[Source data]

---+---

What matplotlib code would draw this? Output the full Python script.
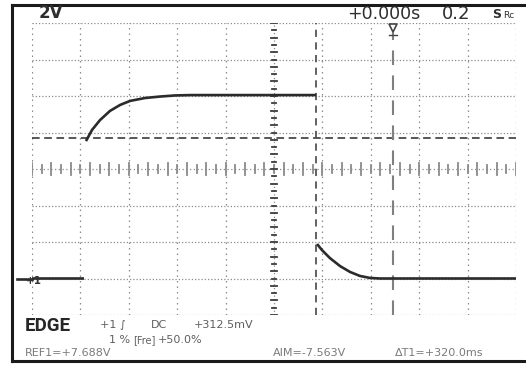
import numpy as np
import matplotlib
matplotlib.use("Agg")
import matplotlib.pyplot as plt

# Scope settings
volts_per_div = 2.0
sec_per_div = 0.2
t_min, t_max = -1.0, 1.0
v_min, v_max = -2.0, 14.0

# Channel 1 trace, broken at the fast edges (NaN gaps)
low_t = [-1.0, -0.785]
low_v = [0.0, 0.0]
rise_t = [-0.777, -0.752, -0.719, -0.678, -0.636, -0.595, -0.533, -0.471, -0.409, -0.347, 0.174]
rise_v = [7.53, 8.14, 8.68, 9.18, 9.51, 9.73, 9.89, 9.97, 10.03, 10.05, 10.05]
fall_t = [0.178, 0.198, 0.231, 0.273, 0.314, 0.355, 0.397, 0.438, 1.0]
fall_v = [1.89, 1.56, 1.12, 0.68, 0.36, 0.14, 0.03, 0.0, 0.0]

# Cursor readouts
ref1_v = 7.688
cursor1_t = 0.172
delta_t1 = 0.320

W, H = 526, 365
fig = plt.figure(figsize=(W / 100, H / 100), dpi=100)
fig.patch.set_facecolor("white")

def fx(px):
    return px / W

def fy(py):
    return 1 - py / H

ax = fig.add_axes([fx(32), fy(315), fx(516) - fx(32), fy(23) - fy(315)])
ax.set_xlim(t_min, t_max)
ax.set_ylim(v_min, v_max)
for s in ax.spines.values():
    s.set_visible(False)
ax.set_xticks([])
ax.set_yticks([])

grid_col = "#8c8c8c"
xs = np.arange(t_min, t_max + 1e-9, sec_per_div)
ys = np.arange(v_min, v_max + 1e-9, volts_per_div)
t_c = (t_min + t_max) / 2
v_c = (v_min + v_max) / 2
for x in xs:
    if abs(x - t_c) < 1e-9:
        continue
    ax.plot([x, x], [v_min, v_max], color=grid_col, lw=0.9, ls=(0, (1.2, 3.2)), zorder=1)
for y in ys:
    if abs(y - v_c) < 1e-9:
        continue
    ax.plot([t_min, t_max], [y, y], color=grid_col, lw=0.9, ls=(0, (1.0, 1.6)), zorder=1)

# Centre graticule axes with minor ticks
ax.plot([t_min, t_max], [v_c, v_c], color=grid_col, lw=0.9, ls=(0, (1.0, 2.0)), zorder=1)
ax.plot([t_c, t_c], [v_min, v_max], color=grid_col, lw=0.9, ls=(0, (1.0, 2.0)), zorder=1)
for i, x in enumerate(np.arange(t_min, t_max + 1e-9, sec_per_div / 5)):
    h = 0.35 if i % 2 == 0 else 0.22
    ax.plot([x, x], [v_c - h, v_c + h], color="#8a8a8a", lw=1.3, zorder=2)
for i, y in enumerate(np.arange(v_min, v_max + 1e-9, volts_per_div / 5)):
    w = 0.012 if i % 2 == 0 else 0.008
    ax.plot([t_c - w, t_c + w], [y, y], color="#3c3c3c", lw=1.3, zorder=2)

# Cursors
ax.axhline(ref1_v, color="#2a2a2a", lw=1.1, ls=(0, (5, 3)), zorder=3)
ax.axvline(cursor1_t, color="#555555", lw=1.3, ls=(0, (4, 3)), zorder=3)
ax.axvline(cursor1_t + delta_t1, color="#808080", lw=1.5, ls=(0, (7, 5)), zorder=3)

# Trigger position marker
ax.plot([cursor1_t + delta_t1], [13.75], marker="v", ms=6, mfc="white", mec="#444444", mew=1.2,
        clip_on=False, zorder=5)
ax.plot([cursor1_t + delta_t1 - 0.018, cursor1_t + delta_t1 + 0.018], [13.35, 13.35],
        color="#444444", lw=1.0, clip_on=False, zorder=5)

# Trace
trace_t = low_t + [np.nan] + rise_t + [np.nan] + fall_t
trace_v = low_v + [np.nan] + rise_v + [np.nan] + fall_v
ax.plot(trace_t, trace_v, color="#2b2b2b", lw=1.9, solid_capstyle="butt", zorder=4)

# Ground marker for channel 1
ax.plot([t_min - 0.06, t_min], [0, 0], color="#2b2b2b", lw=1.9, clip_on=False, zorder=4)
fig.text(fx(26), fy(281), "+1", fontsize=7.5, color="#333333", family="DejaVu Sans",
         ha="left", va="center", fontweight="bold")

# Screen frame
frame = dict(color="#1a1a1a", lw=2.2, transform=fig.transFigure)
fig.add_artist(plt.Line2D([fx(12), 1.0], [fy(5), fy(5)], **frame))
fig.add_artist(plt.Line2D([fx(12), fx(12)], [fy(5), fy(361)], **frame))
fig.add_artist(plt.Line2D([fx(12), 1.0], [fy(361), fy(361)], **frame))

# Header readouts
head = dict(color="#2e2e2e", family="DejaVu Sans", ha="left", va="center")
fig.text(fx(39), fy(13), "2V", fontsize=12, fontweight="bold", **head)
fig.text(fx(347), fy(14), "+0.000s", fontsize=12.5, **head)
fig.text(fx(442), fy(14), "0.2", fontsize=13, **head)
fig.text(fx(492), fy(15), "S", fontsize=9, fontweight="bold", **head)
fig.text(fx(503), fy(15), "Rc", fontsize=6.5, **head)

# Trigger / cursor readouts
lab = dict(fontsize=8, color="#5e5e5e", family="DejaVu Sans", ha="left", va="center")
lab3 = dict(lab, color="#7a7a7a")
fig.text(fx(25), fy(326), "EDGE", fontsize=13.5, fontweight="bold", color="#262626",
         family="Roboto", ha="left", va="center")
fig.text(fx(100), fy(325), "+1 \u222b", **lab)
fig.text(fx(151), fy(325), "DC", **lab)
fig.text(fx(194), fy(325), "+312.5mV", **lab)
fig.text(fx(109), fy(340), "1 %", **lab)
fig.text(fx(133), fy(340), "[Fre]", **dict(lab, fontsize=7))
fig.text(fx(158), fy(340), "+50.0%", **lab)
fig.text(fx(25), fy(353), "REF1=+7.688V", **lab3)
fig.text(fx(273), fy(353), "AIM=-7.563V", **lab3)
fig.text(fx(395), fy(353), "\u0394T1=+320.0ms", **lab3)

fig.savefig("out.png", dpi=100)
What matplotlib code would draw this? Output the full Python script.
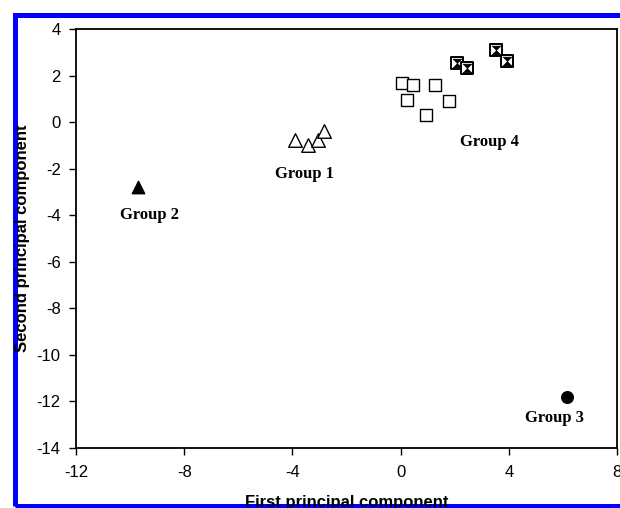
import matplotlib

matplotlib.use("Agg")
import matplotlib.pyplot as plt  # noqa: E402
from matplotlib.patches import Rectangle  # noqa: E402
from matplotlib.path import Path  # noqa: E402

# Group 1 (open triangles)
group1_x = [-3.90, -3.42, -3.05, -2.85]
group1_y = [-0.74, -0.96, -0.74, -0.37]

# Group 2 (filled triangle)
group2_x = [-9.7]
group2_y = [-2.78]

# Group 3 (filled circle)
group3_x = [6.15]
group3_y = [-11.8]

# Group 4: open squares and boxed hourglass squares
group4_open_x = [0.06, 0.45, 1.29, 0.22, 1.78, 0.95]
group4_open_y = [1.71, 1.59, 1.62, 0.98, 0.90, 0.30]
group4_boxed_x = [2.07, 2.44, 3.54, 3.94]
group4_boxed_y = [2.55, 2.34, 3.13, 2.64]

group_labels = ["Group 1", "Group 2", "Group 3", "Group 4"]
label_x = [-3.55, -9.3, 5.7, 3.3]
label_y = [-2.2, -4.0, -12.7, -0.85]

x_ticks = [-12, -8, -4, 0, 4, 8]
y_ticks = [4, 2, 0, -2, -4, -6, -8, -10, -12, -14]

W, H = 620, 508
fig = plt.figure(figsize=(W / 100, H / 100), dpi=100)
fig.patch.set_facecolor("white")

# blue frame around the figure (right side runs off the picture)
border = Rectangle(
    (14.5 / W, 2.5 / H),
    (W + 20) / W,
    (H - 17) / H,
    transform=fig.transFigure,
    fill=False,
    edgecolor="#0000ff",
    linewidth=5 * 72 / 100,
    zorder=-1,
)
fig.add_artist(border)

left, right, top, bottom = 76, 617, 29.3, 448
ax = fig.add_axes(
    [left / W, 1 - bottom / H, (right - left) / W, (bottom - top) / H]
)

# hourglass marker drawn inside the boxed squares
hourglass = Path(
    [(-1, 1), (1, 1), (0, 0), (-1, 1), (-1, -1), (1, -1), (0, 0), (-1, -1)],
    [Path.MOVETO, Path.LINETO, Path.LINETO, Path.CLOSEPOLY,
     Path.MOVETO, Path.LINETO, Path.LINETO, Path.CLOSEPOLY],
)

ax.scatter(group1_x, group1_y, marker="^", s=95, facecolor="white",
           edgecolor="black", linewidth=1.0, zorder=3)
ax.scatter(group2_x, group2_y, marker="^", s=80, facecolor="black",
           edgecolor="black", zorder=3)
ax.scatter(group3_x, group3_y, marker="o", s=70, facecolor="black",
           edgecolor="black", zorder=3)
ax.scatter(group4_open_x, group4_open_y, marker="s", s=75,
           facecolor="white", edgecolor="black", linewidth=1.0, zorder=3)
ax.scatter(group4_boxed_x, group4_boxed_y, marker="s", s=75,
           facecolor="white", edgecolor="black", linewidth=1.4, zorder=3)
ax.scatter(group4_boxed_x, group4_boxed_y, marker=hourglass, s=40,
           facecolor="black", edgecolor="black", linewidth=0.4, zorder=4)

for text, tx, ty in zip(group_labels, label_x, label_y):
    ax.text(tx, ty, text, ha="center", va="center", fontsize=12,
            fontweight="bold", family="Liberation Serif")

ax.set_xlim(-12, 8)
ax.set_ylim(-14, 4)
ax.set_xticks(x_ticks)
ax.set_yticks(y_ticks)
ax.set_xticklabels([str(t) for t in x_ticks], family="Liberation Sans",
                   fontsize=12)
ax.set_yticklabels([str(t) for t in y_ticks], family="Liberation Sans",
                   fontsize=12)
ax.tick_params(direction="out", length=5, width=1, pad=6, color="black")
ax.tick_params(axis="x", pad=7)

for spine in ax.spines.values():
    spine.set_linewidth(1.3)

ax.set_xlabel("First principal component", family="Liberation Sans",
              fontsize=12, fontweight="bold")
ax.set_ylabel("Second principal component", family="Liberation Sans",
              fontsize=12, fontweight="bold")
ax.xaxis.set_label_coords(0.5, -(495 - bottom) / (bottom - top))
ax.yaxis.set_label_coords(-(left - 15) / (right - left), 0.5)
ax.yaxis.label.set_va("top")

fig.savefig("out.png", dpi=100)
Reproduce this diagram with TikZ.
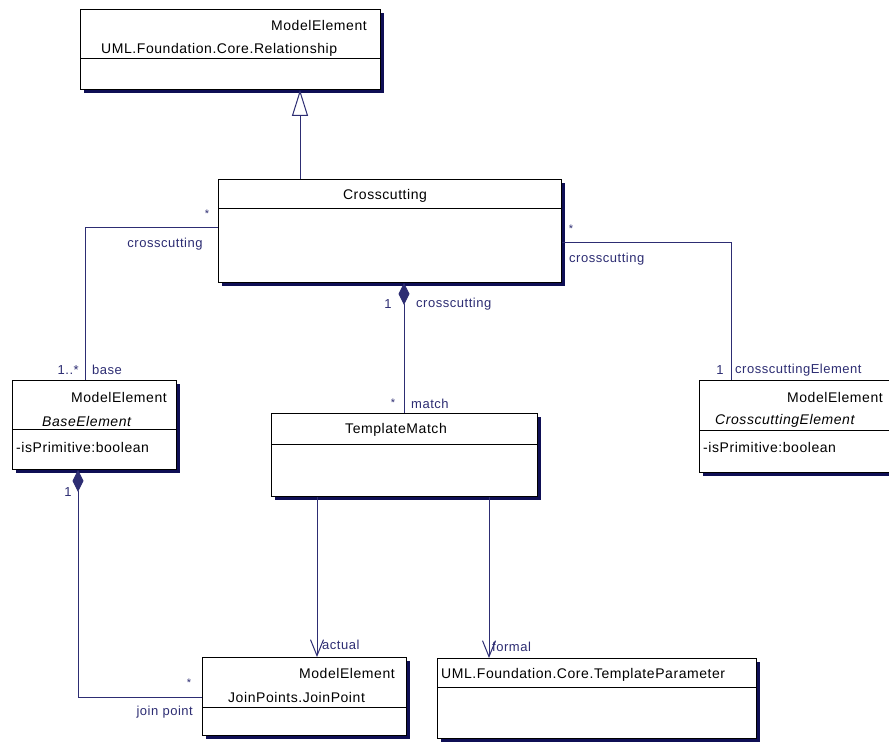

---+---

Restate word for word every line from the top of the entries above to the line with "ax.set_yticks([])", inclusive, and skip any pictures.

• [ANSWER FOR THIS EXERCISE]
What matplotlib code would draw this? Output the full Python script.
import numpy as np
import matplotlib
matplotlib.use("Agg")
import matplotlib.pyplot as plt

# Scope settings
volts_per_div = 2.0
sec_per_div = 0.2
t_min, t_max = -1.0, 1.0
v_min, v_max = -2.0, 14.0

# Channel 1 trace, broken at the fast edges (NaN gaps)
low_t = [-1.0, -0.785]
low_v = [0.0, 0.0]
rise_t = [-0.777, -0.752, -0.719, -0.678, -0.636, -0.595, -0.533, -0.471, -0.409, -0.347, 0.174]
rise_v = [7.53, 8.14, 8.68, 9.18, 9.51, 9.73, 9.89, 9.97, 10.03, 10.05, 10.05]
fall_t = [0.178, 0.198, 0.231, 0.273, 0.314, 0.355, 0.397, 0.438, 1.0]
fall_v = [1.89, 1.56, 1.12, 0.68, 0.36, 0.14, 0.03, 0.0, 0.0]

# Cursor readouts
ref1_v = 7.688
cursor1_t = 0.172
delta_t1 = 0.320

W, H = 526, 365
fig = plt.figure(figsize=(W / 100, H / 100), dpi=100)
fig.patch.set_facecolor("white")

def fx(px):
    return px / W

def fy(py):
    return 1 - py / H

ax = fig.add_axes([fx(32), fy(315), fx(516) - fx(32), fy(23) - fy(315)])
ax.set_xlim(t_min, t_max)
ax.set_ylim(v_min, v_max)
for s in ax.spines.values():
    s.set_visible(False)
ax.set_xticks([])
ax.set_yticks([])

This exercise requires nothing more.